• Aim: Copy each line that contains the string "matplotlib".

• Charts and diagrams as code:
************
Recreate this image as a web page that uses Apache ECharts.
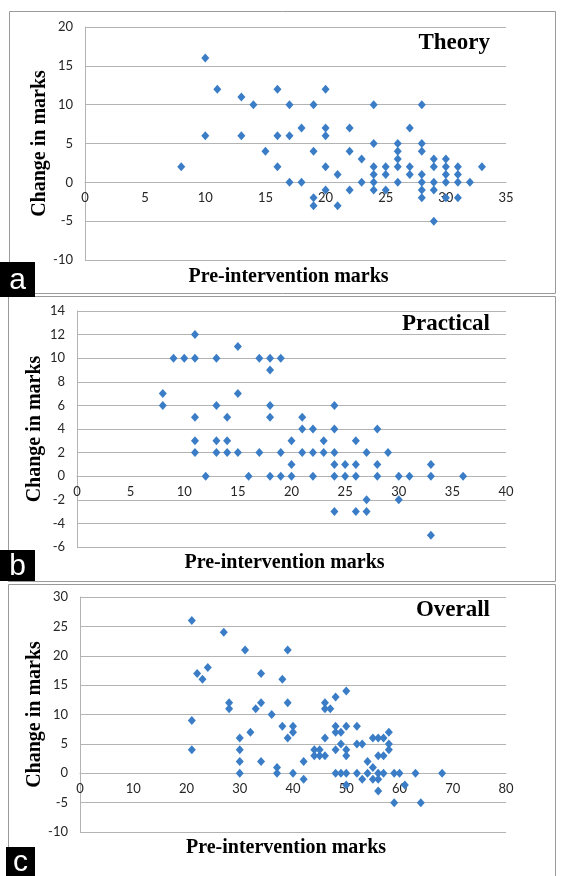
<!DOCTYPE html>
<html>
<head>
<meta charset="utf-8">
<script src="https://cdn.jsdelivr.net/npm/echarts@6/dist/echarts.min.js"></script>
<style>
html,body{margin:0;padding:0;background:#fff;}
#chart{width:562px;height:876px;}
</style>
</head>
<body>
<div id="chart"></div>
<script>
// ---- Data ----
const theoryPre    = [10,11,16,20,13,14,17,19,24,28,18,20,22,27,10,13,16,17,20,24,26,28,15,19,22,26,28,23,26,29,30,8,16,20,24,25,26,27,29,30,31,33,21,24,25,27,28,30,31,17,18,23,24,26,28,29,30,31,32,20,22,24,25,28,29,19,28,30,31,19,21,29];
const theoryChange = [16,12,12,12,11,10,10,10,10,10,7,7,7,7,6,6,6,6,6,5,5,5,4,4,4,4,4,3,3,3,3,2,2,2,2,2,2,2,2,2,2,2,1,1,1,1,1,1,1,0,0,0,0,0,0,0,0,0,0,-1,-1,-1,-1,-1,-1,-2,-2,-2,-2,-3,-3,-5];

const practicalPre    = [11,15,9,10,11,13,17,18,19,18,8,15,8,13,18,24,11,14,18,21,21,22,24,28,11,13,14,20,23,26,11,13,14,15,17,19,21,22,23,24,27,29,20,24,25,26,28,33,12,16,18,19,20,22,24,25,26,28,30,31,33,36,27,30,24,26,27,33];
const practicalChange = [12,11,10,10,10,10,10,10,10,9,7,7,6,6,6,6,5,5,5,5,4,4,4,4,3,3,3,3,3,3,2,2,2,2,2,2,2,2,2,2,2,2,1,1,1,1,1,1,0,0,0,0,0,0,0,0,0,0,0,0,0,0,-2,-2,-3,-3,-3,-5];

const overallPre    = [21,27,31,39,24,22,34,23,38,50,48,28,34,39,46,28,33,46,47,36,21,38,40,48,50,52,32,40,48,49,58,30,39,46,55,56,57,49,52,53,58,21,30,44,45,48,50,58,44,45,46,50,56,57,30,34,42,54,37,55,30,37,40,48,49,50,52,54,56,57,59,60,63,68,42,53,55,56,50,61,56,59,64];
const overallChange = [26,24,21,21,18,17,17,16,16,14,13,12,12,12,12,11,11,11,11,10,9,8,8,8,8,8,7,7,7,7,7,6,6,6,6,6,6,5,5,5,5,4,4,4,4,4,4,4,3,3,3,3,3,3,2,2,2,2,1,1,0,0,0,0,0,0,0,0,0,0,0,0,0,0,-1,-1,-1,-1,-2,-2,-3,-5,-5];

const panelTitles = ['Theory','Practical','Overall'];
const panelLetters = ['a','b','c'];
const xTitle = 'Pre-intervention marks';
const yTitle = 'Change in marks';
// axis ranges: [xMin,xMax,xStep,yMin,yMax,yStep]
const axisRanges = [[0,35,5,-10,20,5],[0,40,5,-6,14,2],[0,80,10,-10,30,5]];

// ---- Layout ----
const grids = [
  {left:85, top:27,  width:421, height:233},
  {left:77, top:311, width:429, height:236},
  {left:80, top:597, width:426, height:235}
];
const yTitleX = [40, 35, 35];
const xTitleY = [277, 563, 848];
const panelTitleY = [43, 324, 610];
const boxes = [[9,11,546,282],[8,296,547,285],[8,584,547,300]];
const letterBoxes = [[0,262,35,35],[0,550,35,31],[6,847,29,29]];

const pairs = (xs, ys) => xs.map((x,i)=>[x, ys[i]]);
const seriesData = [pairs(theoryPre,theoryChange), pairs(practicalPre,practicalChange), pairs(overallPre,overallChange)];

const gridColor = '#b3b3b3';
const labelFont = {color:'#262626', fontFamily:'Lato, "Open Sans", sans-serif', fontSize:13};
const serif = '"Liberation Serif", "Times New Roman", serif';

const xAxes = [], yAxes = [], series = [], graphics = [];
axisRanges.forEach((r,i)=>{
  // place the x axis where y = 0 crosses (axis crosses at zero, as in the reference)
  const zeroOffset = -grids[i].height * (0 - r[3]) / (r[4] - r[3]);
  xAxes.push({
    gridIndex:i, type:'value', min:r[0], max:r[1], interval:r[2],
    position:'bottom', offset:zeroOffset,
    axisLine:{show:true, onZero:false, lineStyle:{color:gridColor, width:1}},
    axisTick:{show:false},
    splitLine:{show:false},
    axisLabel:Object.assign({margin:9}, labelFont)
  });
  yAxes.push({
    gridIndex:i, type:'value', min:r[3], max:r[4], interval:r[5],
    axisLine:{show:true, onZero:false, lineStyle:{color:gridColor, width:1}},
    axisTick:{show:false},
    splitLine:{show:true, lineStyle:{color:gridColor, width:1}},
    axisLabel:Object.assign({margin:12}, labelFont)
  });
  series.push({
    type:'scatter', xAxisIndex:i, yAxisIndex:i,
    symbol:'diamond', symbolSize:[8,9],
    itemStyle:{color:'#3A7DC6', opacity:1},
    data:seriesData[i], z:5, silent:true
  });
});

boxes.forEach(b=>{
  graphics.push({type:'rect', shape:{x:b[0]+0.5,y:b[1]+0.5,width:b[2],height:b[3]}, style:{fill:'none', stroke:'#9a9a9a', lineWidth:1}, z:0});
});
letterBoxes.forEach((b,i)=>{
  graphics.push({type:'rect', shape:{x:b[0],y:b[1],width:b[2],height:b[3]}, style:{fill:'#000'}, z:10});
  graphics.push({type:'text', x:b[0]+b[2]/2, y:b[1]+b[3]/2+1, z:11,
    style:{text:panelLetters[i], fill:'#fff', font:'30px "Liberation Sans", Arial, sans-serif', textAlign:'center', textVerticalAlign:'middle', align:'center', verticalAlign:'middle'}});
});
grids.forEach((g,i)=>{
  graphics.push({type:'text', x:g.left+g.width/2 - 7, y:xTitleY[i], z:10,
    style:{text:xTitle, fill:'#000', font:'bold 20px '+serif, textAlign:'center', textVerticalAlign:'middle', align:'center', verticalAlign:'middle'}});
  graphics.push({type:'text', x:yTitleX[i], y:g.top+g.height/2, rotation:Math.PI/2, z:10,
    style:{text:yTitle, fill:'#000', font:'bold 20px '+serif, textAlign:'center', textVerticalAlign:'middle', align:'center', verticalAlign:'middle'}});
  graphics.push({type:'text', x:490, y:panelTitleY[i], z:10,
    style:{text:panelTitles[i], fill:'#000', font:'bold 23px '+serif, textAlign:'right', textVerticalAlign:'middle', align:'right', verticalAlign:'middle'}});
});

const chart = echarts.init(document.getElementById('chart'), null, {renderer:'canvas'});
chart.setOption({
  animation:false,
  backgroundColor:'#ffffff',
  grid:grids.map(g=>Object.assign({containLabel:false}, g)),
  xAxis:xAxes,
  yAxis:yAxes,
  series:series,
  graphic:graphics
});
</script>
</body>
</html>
************
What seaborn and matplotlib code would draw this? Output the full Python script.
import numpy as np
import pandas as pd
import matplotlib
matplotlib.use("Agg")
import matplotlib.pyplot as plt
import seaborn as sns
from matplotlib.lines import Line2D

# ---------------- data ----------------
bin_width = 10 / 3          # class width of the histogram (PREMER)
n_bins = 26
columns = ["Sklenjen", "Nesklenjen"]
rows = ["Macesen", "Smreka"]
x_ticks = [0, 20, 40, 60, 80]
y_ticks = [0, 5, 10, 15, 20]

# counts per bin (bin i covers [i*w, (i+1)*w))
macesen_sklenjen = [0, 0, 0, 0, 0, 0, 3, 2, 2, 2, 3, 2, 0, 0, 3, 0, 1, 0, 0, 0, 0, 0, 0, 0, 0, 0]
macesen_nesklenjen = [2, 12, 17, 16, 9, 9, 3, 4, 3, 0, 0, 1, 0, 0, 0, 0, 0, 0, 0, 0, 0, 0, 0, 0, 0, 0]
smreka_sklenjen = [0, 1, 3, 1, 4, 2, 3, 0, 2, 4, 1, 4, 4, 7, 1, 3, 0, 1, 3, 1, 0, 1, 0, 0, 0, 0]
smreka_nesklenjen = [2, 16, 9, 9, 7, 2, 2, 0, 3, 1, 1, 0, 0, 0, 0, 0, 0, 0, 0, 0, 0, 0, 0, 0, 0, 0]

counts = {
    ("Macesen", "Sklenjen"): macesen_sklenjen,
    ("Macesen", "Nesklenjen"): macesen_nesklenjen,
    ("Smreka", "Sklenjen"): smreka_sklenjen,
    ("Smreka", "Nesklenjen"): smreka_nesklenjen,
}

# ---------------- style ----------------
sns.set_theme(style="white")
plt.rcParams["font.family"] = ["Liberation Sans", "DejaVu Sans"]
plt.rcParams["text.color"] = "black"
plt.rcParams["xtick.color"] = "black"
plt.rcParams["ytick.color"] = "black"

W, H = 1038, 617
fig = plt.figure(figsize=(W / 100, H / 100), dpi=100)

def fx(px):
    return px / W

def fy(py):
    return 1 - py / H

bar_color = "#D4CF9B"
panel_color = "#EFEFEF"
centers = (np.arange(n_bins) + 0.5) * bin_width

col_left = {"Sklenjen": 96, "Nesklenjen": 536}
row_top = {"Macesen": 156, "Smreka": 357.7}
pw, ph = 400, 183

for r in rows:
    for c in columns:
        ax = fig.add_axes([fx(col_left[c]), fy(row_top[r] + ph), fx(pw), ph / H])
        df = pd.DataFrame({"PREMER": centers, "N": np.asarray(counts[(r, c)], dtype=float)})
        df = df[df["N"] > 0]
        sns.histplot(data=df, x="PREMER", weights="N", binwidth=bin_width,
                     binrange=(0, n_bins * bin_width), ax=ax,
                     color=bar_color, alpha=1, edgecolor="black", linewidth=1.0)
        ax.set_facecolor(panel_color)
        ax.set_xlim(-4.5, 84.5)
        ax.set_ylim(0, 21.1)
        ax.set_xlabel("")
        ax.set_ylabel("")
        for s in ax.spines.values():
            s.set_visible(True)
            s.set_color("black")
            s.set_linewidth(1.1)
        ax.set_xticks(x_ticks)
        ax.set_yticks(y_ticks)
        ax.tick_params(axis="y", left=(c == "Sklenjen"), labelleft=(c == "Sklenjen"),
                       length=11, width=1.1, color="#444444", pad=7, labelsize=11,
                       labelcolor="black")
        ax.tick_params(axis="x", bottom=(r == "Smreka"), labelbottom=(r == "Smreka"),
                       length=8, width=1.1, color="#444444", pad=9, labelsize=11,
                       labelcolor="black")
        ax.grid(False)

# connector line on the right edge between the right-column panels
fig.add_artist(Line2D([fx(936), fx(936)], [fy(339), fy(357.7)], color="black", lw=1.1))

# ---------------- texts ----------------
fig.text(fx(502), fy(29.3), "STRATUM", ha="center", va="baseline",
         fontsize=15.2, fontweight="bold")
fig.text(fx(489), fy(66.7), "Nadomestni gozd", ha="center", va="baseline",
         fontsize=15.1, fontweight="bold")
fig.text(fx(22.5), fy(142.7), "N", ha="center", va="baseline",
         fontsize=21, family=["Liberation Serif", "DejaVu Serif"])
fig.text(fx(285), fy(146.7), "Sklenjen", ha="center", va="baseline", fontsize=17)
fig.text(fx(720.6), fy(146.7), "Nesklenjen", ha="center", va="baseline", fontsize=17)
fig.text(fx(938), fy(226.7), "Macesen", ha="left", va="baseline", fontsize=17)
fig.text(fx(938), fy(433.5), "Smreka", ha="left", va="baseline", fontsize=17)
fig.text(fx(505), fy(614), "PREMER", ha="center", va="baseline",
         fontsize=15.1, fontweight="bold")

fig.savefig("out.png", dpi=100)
************
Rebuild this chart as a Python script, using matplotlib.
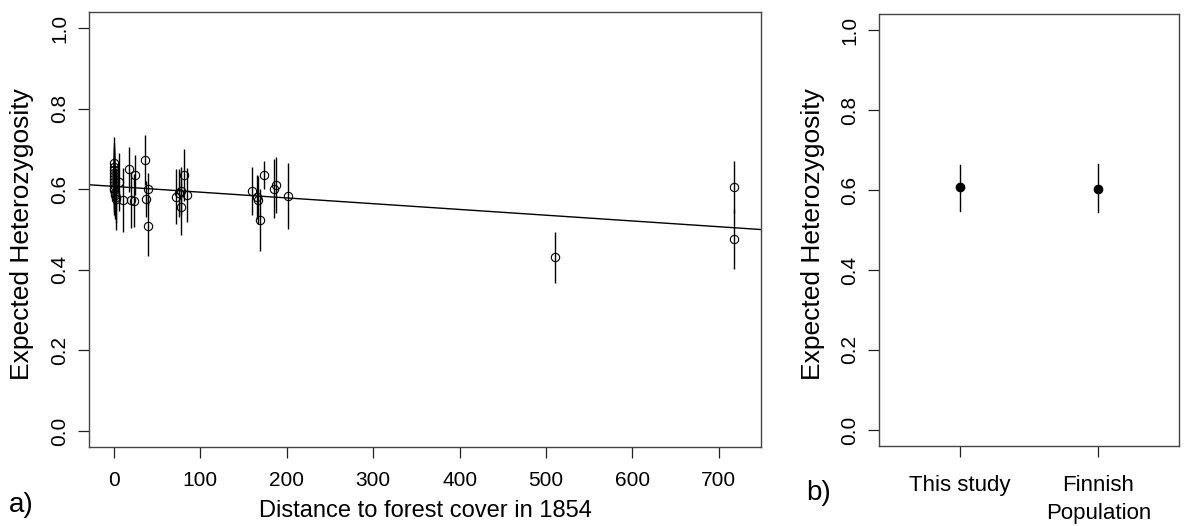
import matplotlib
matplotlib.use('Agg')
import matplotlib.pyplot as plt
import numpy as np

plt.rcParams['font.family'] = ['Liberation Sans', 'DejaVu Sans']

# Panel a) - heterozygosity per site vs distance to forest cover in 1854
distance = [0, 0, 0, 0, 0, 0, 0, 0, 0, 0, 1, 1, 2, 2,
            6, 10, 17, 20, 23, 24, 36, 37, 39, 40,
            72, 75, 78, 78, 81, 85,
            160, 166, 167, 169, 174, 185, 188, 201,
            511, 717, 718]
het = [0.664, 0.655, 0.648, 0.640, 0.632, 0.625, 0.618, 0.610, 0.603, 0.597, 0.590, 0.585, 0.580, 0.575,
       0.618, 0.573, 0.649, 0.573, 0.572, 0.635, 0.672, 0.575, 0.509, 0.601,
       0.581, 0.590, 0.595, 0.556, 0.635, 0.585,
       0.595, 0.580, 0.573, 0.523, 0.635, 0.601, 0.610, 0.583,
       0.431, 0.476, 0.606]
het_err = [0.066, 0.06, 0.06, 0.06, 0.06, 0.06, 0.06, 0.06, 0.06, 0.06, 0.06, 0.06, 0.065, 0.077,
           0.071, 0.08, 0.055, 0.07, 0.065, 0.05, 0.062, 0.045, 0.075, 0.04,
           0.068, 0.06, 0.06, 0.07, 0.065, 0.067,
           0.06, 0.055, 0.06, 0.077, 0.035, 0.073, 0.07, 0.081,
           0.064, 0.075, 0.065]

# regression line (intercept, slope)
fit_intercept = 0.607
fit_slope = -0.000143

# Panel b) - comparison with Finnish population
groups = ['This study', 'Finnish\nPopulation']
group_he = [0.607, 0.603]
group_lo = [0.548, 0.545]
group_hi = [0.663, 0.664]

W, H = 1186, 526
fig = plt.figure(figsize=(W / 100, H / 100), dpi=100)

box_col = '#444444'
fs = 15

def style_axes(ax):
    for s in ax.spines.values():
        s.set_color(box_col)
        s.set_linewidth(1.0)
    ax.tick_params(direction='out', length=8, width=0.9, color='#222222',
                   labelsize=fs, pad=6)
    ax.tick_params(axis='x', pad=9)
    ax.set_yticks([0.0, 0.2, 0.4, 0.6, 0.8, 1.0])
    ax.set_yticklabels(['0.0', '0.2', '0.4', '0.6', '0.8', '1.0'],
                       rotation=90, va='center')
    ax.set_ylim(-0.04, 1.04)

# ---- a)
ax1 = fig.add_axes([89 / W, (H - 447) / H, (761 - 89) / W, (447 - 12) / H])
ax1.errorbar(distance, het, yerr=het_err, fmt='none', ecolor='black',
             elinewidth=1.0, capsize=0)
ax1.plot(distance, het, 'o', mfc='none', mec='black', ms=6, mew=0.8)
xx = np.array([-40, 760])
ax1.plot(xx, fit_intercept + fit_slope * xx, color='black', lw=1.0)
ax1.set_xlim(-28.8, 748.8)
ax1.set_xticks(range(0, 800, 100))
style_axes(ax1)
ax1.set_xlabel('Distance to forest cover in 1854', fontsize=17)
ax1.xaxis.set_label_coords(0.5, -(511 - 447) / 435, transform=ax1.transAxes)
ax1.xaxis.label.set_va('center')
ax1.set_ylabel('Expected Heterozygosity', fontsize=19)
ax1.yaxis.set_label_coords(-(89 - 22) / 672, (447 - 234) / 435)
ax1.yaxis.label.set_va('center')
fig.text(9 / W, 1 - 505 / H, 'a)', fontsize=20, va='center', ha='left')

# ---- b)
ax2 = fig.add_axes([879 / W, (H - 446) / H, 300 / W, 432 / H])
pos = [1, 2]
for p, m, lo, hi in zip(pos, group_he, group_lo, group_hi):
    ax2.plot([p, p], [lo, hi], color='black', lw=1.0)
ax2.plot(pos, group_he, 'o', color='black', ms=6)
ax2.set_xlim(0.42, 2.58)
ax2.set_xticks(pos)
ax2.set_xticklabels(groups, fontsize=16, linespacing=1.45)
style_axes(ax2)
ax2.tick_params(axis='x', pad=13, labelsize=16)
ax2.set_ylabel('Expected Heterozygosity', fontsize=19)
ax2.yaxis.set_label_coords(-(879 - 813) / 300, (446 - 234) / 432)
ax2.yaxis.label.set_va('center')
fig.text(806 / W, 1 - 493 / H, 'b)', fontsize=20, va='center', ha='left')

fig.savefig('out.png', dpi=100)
************
• Completed task:
What seaborn and matplotlib code would draw this? Output the full Python script.
import matplotlib
matplotlib.use("Agg")
import matplotlib.pyplot as plt
from matplotlib.lines import Line2D
Rebuild this chart as a Python script, using matplotlib.
import matplotlib
matplotlib.use('Agg')
import matplotlib.pyplot as plt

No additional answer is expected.